Die im Bündnis 90 zusammengeschlossenen Bürgerbewegungen hingegen müssen nach ihrem Höhenflug im Herbst am Sonntag einen empfindlichen Einflußverlust hinnehmen. Ihr Verzicht auf West-Patronage und die unbestrittene Bedeutung während des Umbruchs macht sie zumindest zu Sympathiegewinnern der Wahl. Zusammen mit der Grünen Partei und dem Unabhängigen Frauenverband verspricht ihr Ergebnis auch Aufschluß über die Stärke des alternativen Spektrums in der DDR.

Eine bescheidene Rolle wird das liberale Bündnis spielen. Es wird wohl in erster Linie von der Autorität Genschers und den Hoffnungen zukünftiger Kleinunternehmer profitieren. Das Ergebnis der Bauernpartei wird zum Gradmesser für die Ängste der ländlichen Bevölkerung vor der Privatisierungsdrohung der Landwirtschaft.

Bleiben die ehemals Herrschenden.
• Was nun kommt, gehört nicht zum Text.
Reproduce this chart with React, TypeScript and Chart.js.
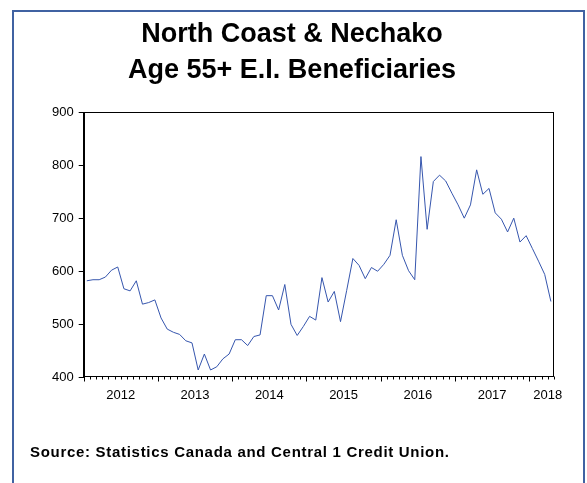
import React, { useEffect, useRef } from 'react';
import { Chart, registerables } from 'chart.js';

Chart.register(...registerables);

// ---- data ----
const startYear = 2012;
const yearLabels = ['2012', '2013', '2014', '2015', '2016', '2017', '2018'];
// monthly, Jan 2012 .. Apr 2018
const beneficiaries = [
  582, 584, 584, 589, 602, 608, 567, 563, 582, 538, 541, 546,
  512, 491, 485, 481, 469, 465, 414, 444, 414, 420, 435, 444,
  471, 471, 460, 477, 480, 554, 554, 527, 575, 500, 479, 496,
  515, 508, 588, 542, 562, 505, 564, 624, 611, 586, 607, 600,
  613, 630, 697, 630, 601, 584, 816, 679, 769, 781, 770, 747,
  725, 700, 725, 791, 745, 756, 710, 698, 674, 700, 655, 667,
  643, 619, 594, 543,
];
const yMin = 400;
const yMax = 900;
const yStep = 100;
const titleLines = ['North Coast & Nechako', 'Age 55+ E.I. Beneficiaries'];
const sourceText = 'Source: Statistics Canada and Central 1 Credit Union.';

const FONT = '"Liberation Sans", Arial, Helvetica, sans-serif';

export default function App() {
  const ref = useRef<HTMLCanvasElement | null>(null);

  useEffect(() => {
    const canvas = ref.current;
    if (!canvas) return;
    const nMonths = beneficiaries.length;
    const points = beneficiaries.map((v, i) => ({ x: i + 0.5, y: v }));

    const framePlugin = {
      id: 'frame',
      beforeDraw(chart: any) {
        const ctx = chart.ctx;
        ctx.save();
        ctx.fillStyle = '#ffffff';
        ctx.fillRect(0, 0, chart.width, chart.height);
        ctx.strokeStyle = '#4062a2';
        ctx.lineWidth = 2;
        ctx.strokeRect(13, 11, 571, 520);
        ctx.restore();
      },
      afterDraw(chart: any) {
        const ctx = chart.ctx;
        const ca = chart.chartArea;
        const xs = chart.scales.x;
        ctx.save();
        // plot box
        ctx.strokeStyle = '#000000';
        ctx.lineWidth = 1;
        const l = Math.round(ca.left) + 0.5;
        const t = Math.round(ca.top) + 0.5;
        const r = Math.round(ca.right) - 0.5;
        const b = Math.round(ca.bottom) - 0.5;
        ctx.strokeRect(l, t, r - l, b - t);
        // month ticks
        ctx.beginPath();
        for (let m = 0; m <= nMonths; m++) {
          const x = Math.round(xs.getPixelForValue(m)) + 0.5;
          const len = m % 12 === 0 ? 5 : 3;
          ctx.moveTo(x, b);
          ctx.lineTo(x, b + len);
        }
        ctx.stroke();
        // title
        ctx.fillStyle = '#000000';
        ctx.textAlign = 'center';
        ctx.textBaseline = 'middle';
        ctx.font = `bold 27px ${FONT}`;
        ctx.fillText(titleLines[0], 292, 35);
        ctx.fillText(titleLines[1], 292, 71);
        // source
        ctx.textAlign = 'left';
        ctx.font = `bold 15px ${FONT}`;
        try {
          (ctx as any).letterSpacing = '0.7px';
        } catch (e) {
          /* ignore */
        }
        ctx.fillText(sourceText, 30, 453);
        ctx.restore();
      },
    };

    const chart = new Chart(canvas, {
      type: 'line',
      data: {
        datasets: [
          {
            label: 'Age 55+ E.I. Beneficiaries',
            data: points,
            borderColor: '#3656ae',
            borderWidth: 1,
            pointRadius: 0,
            tension: 0,
            fill: false,
          },
        ],
      },
      options: {
        responsive: false,
        animation: false,
        devicePixelRatio: 1,
        layout: { padding: { left: 47, right: 33, top: 112, bottom: 70 } },
        plugins: {
          legend: { display: false },
          title: { display: false },
          tooltip: { enabled: false },
        },
        scales: {
          x: {
            type: 'linear',
            min: 0,
            max: nMonths,
            grid: { display: false, drawTicks: false },
            border: { display: false },
            afterBuildTicks: (scale: any) => {
              scale.ticks = yearLabels.map((_, k) => ({
                value: Math.min(k * 12 + 6, nMonths - 1),
              }));
            },
            ticks: {
              autoSkip: false,
              maxRotation: 0,
              padding: 10,
              color: '#000000',
              font: { family: FONT, size: 13 },
              callback: (_v: any, index: number) => yearLabels[index] ?? String(startYear + index),
            },
          },
          y: {
            min: yMin,
            max: yMax,
            grid: {
              drawOnChartArea: false,
              drawTicks: true,
              tickLength: 5,
              color: '#000000',
            },
            border: { display: true, color: '#000000' },
            ticks: {
              stepSize: yStep,
              padding: 5,
              color: '#000000',
              font: { family: FONT, size: 13 },
            },
          },
        },
      },
      plugins: [framePlugin],
    });

    return () => chart.destroy();
  }, []);

  return (
    <div style={{ position: 'absolute', left: 0, top: 0, width: 587, height: 483 }}>
      <canvas ref={ref} width={587} height={483} style={{ display: 'block' }} />
    </div>
  );
}
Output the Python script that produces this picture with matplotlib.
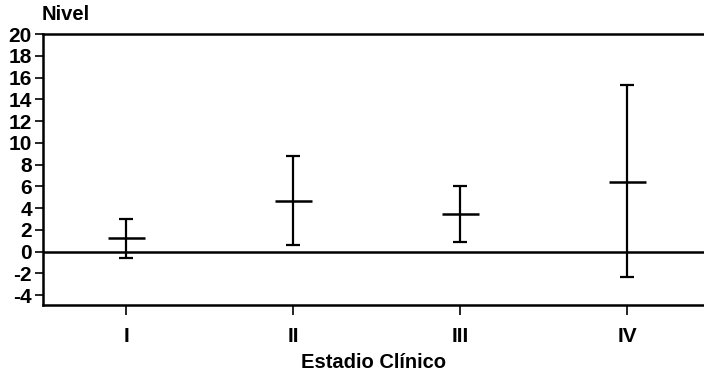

Die SED-Nachfolger werden in erster Linie von den sozialen Ängsten, der Popularität Modrows und dem Reststolz auf DDR-Errungenschaften profitieren. Diejenigen, die in der entwürdigenden Behandlung Modrows in Bonn zu erkennen glauben, was die gesamte DDR von der Einheit zu erwarten hat, dürften für die PDS stimmen. Ihr Ergebnis wird sehr viel beser ausfallen als noch vor wenigen Wochen vermutet. Auch wenn für die SPD eine Koalition mit ihr undenkbar ist, wird die künftige PDS -Fraktion die Position der Befürworter einer überlegten statt überstürzten Vereinigung stärken.